Based on the true story of Canadian WWII vet Edwin Boyd first time director and screenplay writer Nathan Morlando explores here one of those local legend stories that those on the outside often fail to appreciate.
Having returned from the war with Germany Boyd tries his hand at acting, having always dreamt of becoming a Hollywood movie star, unfortunately for Boyd he just can’t seem to cut it and one day he simply runs out of patience. After failing at yet another audition Boyd raids his wife’s make-up and grabs his Army service gun and almost completely on a whim decides to star robbing banks.
Now we all know the story of the charming bank robber, I won’t mentioned a certain Warner Bros classic but we’re all thinking it, well stop, Citizen Gangster is no way comparable to most things you’ve seen before. With the limited budget the film doesn’t offer lots of fast and high class action, whilst the period setting doesn’t really suit crazy car chases, what the movie does offer however is some innovative camera operation and well developed directing skills. The performances are reasonably good, most notably that of Scott Speedman in the lead role and of his wife, played by Kelly Reilly, who unfortunately is not given any where near enough narrative space or time to truly explore her character.

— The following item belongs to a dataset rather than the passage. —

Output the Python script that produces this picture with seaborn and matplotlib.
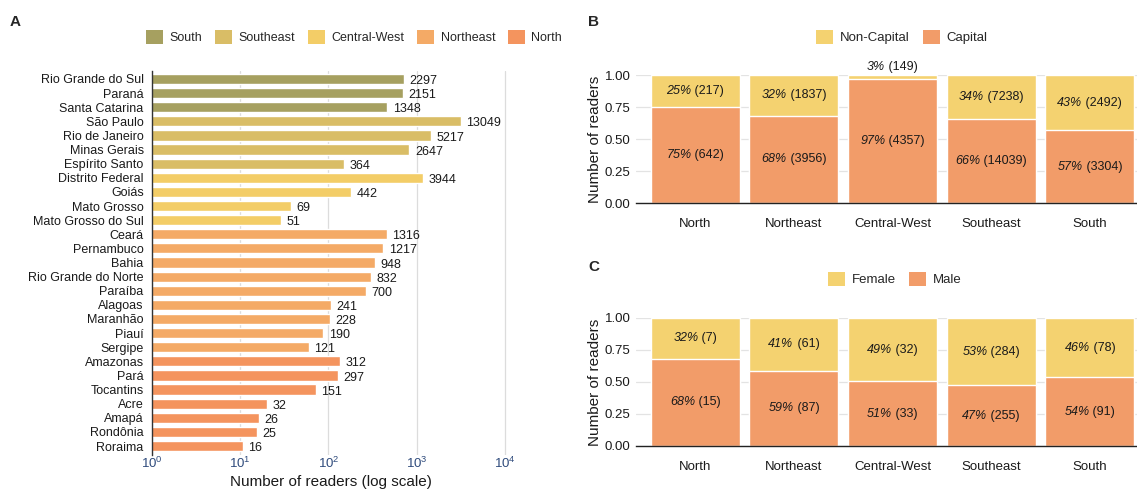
import numpy as np
import pandas as pd
import matplotlib
matplotlib.use("Agg")
import matplotlib.pyplot as plt
from matplotlib.patches import Patch
from matplotlib.transforms import offset_copy
import seaborn as sns

# ---- Panel A data: readers per state ----
states = ["Rio Grande do Sul", "Paraná", "Santa Catarina", "São Paulo", "Rio de Janeiro",
          "Minas Gerais", "Espírito Santo", "Distrito Federal", "Goiás", "Mato Grosso",
          "Mato Grosso do Sul", "Ceará", "Pernambuco", "Bahia", "Rio Grande do Norte",
          "Paraíba", "Alagoas", "Maranhão", "Piauí", "Sergipe", "Amazonas", "Pará",
          "Tocantins", "Acre", "Amapá", "Rondônia", "Roraima"]
state_region = ["South"] * 3 + ["Southeast"] * 4 + ["Central-West"] * 4 + \
               ["Northeast"] * 9 + ["North"] * 7
# printed labels
state_readers = [2297, 2151, 1348, 13049, 5217, 2647, 364, 3944, 442, 69, 51, 1316, 1217,
                 948, 832, 700, 241, 228, 190, 121, 312, 297, 151, 32, 26, 25, 16]
bar_axis_value = [722, 695, 467, 3185, 1467, 832, 152, 1169, 180, 37.8, 29, 459, 421,
                  339, 308, 265, 107, 104, 88, 60, 134, 128, 72, 19.9, 16.3, 15.5, 10.7]

region_order = ["South", "Southeast", "Central-West", "Northeast", "North"]
region_colors = ["#a6a060", "#d9bd66", "#f3cd67", "#f4aa66", "#f4945e"]

# ---- Panel B data: capital vs non-capital ----
regions = ["North", "Northeast", "Central-West", "Southeast", "South"]
capital = [642, 3956, 4357, 14039, 3304]
non_capital = [217, 1837, 149, 7238, 2492]

# ---- Panel C data: gender ----
male = [15, 87, 33, 255, 91]
female = [7, 61, 32, 284, 78]

top_color = "#f4d270"
bottom_color = "#f29c69"
text_color = "#1a1a1a"

W, H = 1137, 491
sns.set_theme(style="white")
plt.rcParams["font.family"] = ["Liberation Sans", "DejaVu Sans"]
plt.rcParams["mathtext.fontset"] = "custom"
plt.rcParams["mathtext.rm"] = "Liberation Sans"

fig = plt.figure(figsize=(W / 100, H / 100), dpi=100)
renderer = fig.canvas.get_renderer()


def box(l, r, t, b):
    return [l / W, 1 - b / H, (r - l) / W, (b - t) / H]


# ================= Panel A =================
axA = fig.add_axes(box(152, 510, 70.5, 454.5))
dfA = pd.DataFrame({"state": states, "region": state_region,
                    "bar": bar_axis_value, "readers": state_readers})
sns.barplot(data=dfA, y="state", x="bar", hue="region", order=states,
            hue_order=region_order, palette=dict(zip(region_order, region_colors)),
            saturation=1, dodge=False, width=0.72, legend=False, ax=axA, zorder=2)
axA.set_xscale("log")
axA.set_xlim(1, 10 ** 4.06)
axA.set_ylim(len(states) - 0.4, -0.6)
axA.set_xticks([1, 10, 100, 1000, 10000])
axA.set_xticklabels([r"$10^{%d}$" % k for k in range(5)])
axA.xaxis.set_minor_locator(matplotlib.ticker.NullLocator())
axA.grid(axis="x", color="#dcdcdc", lw=0.9, zorder=0)
axA.set_axisbelow(True)
for s in ["top", "right", "bottom"]:
    axA.spines[s].set_visible(False)
axA.spines["left"].set_color("#333333")
axA.spines["left"].set_linewidth(1.0)
axA.tick_params(axis="y", length=0, pad=6, labelsize=9, labelcolor=text_color)
axA.tick_params(axis="x", length=0, pad=1, labelsize=9.5, labelcolor="#2f4b7c")
axA.set_ylabel("")
axA.set_xlabel("Number of readers (log scale)", fontsize=11, labelpad=3, color=text_color)
for i, (b, lab) in enumerate(zip(bar_axis_value, state_readers)):
    axA.annotate(str(lab), xy=(b, i), xytext=(4, -1.5), textcoords="offset points",
                 ha="left", va="center", fontsize=9, color=text_color)

fig.legend(handles=[Patch(facecolor=c, edgecolor="none") for c in region_colors],
           labels=region_order, loc="center", bbox_to_anchor=(354 / W, 1 - 37 / H),
           ncol=5, frameon=False, fontsize=9, handlelength=1.4, handleheight=1.4,
           handletextpad=0.5, columnspacing=1.0)
fig.text(10 / W, 1 - 22 / H, "A", fontsize=11, fontweight="bold", va="center")


def mixed_label(ax, x, y, pct, count):
    # italic percentage followed by regular count, centred together on (x, y)
    t1 = ax.text(x, y, "%d%%" % pct, style="italic", ha="left", va="center",
                 fontsize=9, color=text_color, zorder=6, clip_on=False)
    t2 = ax.text(x, y, " (%d)" % count, ha="left", va="center",
                 fontsize=9, color=text_color, zorder=6, clip_on=False)
    w1 = t1.get_window_extent(renderer).width
    w2 = t2.get_window_extent(renderer).width
    total = w1 + w2
    t1.set_transform(offset_copy(ax.transData, fig=fig, x=-total / 2, units="dots"))
    t2.set_transform(offset_copy(ax.transData, fig=fig, x=-total / 2 + w1, units="dots"))


# ================= Panels B & C =================
def stacked(ax, bottom_counts, top_counts, bottom_name, top_name, legend_x, legend_y):
    bottom_counts = np.array(bottom_counts, dtype=float)
    top_counts = np.array(top_counts, dtype=float)
    total = bottom_counts + top_counts
    share_bottom = bottom_counts / total
    share_top = top_counts / total
    df = pd.DataFrame({"region": regions, "full": total / total, "bottom": share_bottom})
    sns.barplot(data=df, x="region", y="full", color=top_color, saturation=1,
                width=0.9, ax=ax, zorder=2)
    sns.barplot(data=df, x="region", y="bottom", color=bottom_color, saturation=1,
                width=0.9, ax=ax, zorder=3)
    ax.set_xlim(-0.6, 4.6)
    ax.set_ylim(0, 1)
    ax.set_yticks([0, 0.25, 0.5, 0.75, 1.0])
    ax.set_yticklabels(["0.00", "0.25", "0.50", "0.75", "1.00"])
    ax.grid(axis="y", color="#e3e3e3", lw=0.9, zorder=0)
    ax.set_axisbelow(True)
    for s in ["top", "right", "left"]:
        ax.spines[s].set_visible(False)
    ax.spines["bottom"].set_color("#222222")
    ax.spines["bottom"].set_linewidth(1.0)
    ax.spines["bottom"].set_zorder(5)
    ax.tick_params(axis="y", length=0, pad=4, labelsize=9.5, labelcolor=text_color)
    ax.tick_params(axis="x", length=0, pad=11, labelsize=9.5, labelcolor=text_color)
    ax.set_xlabel("")
    ax.set_ylabel("Number of readers", fontsize=11, labelpad=2, color=text_color)
    for i in range(len(regions)):
        mixed_label(ax, i, share_bottom[i] / 2,
                    int(round(share_bottom[i] * 100)), bottom_counts[i])
        y_top = share_bottom[i] + share_top[i] / 2
        if share_top[i] < 0.05:
            y_top = 1.06
        mixed_label(ax, i, y_top, int(round(share_top[i] * 100)), top_counts[i])
    fig.legend(handles=[Patch(facecolor=top_color, edgecolor="none"),
                        Patch(facecolor=bottom_color, edgecolor="none")],
               labels=[top_name, bottom_name], loc="center",
               bbox_to_anchor=(legend_x / W, 1 - legend_y / H), ncol=2, frameon=False,
               fontsize=9.5, handlelength=1.3, handleheight=1.3, handletextpad=0.5,
               columnspacing=1.0)


axB = fig.add_axes(box(636, 1149, 75, 203))
stacked(axB, capital, non_capital, "Capital", "Non-Capital", 902, 37)
fig.text(588 / W, 1 - 22 / H, "B", fontsize=11, fontweight="bold", va="center")

axC = fig.add_axes(box(636, 1149, 318, 446))
stacked(axC, male, female, "Male", "Female", 895, 279)
fig.text(588 / W, 1 - 267 / H, "C", fontsize=11, fontweight="bold", va="center")

fig.savefig("out.png", dpi=100)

Unfortunately for the film there are a few aspects of it that are almost a little slapstick for my liking, the jail escapes for example, though they may be entirely true (which I doubt) are fairly hard to swallow; lacking in believability or imagination, instead we are offered a hacksaw hidden in a wooden leg. Personally I felt that issues such as these, as well as the rather predictable and stereotypical development of Boyd’s gang were just enough to stop this film reaching the ambitious heights it set for itself.